Not so the runners whose water bottles line up just off the road at the main intersection on Injankomo Drive, where Seme – resplendent in a yellow and green South Africa tracksuit – stands in wait with a whistle and two stopwatches dangling from his neck. These runners mean business.
Running a 6km loop on a gravel road around a vegetable farm, these young men and women run at paces ranging from three-and-a-half minutes to five minutes per kilometre. The majority do the loop five times for a 30km morning run.
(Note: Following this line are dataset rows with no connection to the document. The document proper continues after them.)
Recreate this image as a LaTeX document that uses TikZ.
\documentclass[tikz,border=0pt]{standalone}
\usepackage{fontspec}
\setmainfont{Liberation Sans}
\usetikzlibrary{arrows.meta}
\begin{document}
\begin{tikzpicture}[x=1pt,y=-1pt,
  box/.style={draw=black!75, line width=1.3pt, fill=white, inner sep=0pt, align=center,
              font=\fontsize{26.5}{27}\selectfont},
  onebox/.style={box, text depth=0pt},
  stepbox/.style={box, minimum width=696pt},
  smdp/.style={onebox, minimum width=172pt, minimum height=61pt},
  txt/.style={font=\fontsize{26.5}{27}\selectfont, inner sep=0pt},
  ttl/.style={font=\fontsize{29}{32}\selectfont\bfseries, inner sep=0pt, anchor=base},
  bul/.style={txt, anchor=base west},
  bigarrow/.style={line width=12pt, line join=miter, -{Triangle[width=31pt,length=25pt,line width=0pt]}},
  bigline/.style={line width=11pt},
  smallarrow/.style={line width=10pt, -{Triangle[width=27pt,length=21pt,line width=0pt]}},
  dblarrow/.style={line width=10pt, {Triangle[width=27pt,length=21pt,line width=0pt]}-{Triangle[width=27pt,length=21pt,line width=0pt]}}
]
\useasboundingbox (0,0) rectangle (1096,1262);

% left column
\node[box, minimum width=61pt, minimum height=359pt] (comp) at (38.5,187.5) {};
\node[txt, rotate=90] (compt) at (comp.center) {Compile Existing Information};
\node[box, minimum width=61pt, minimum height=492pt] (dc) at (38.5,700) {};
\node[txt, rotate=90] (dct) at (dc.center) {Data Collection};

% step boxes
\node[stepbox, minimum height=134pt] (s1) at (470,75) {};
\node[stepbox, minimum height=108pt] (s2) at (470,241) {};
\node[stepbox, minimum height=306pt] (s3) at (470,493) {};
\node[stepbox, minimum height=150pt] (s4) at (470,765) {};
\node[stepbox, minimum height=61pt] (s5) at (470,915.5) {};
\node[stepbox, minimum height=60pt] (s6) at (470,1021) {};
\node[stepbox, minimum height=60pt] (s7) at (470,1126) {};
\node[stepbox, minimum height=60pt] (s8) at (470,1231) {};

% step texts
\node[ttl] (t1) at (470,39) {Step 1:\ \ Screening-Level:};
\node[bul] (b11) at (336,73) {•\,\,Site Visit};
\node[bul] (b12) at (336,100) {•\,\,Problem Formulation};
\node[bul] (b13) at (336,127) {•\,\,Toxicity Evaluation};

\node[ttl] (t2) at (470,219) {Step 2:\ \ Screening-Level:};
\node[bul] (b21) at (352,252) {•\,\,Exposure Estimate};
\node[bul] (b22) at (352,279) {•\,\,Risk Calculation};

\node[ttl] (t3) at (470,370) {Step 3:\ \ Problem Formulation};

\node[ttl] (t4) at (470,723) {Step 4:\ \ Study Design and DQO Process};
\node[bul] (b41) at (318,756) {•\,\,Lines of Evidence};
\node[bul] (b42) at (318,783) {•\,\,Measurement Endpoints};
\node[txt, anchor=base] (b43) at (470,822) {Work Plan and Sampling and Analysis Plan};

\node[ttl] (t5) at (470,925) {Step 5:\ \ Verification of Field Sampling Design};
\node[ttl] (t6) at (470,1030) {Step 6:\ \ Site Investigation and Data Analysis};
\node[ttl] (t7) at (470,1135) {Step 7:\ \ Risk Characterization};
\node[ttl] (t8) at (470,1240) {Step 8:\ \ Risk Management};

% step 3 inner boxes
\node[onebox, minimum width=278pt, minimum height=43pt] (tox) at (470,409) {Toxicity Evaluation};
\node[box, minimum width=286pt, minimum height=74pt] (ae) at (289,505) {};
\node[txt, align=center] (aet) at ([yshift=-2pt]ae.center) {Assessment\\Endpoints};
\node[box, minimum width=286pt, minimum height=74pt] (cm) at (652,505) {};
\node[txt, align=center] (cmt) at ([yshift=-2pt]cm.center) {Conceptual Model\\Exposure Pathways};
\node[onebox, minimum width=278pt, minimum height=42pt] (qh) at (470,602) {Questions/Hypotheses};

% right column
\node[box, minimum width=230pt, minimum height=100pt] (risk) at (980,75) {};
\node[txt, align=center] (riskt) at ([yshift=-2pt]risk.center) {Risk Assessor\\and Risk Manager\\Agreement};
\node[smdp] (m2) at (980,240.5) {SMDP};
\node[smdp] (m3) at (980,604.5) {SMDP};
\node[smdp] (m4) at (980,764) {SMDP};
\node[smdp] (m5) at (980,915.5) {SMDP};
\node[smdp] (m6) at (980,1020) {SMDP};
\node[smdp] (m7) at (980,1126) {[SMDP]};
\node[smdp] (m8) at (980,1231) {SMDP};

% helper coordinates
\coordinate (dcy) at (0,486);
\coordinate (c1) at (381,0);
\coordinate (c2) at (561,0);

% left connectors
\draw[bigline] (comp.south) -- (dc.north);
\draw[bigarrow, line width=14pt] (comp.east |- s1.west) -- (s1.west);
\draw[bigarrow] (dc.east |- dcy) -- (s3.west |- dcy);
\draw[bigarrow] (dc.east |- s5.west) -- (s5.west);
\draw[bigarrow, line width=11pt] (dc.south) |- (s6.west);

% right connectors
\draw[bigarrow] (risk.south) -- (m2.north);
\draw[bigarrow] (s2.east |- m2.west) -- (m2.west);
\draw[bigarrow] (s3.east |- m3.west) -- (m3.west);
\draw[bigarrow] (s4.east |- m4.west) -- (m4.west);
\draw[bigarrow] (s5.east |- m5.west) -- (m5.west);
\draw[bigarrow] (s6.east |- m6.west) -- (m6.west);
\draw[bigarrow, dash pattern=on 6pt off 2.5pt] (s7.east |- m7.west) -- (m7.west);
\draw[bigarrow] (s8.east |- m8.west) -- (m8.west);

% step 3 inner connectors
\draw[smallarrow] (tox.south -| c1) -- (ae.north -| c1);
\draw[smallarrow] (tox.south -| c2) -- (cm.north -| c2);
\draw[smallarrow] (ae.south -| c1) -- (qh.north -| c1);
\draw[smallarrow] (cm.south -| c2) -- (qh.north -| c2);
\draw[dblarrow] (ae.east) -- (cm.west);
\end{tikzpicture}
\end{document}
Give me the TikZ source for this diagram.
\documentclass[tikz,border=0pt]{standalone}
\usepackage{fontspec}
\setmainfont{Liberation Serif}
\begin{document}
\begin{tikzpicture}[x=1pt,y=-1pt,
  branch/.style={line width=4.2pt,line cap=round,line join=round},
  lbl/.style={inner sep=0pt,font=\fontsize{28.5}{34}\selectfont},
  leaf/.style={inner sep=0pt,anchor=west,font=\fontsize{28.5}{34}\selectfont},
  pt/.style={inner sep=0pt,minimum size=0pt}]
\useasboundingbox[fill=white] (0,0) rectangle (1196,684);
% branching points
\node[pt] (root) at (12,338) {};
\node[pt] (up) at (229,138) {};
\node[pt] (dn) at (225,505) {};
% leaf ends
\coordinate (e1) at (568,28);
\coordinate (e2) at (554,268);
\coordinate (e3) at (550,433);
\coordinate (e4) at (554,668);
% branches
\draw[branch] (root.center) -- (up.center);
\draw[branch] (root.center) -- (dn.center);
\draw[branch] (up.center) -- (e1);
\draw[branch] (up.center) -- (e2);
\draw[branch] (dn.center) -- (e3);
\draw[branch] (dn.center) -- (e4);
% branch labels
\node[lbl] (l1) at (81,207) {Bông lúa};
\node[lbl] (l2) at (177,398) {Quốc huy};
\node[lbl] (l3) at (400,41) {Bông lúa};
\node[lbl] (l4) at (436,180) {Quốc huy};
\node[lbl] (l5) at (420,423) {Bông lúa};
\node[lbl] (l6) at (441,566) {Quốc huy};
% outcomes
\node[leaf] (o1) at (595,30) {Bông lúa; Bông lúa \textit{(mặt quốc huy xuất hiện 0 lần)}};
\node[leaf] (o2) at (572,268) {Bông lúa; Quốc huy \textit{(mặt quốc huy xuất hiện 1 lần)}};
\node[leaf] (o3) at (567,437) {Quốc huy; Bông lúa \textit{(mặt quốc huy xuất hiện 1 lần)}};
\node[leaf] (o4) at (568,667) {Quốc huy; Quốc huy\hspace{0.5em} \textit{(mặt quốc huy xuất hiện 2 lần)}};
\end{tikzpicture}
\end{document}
“Great run, that’s 21 minutes, 10 seconds,” Seme tells the teenage runner who completes a lap and turns back for another. “He’s looking good today. He is not even limping anymore. I think he has fully healed,” he tells senior runner and Comrades gold medal hopeful Thabo Nkuna, who helps transport the youngsters to training from neighbouring townships.
The young man he is talking about – Khensani Mabunda – could well be the latest star of the Seme production machine to add his name to the stellar list that includes luminaries such as Peterson, Semenya, Mokoka, Mzazi, Mashele, Mulaudzi, Mlambo and Xaba.
Do not, however, bet on Seme getting any recognition for it.
“Coach Sponge has done a lot for this country’s running,” says Mzazi. “But does he get the recognition he deserves? Not at all. I have learnt, though, that in our country, whatever you do, you must simply do it for yourself. Even as athletes we don’t get recognition. But I’ve learnt to not take it to heart because if you do that, you would be discouraged. And I know that Coach Sponge is happy with what he has done and what he is doing, whether he is being recognised or not. He loves what he is doing and for him, the pleasure and reward is in seeing his athletes do well.”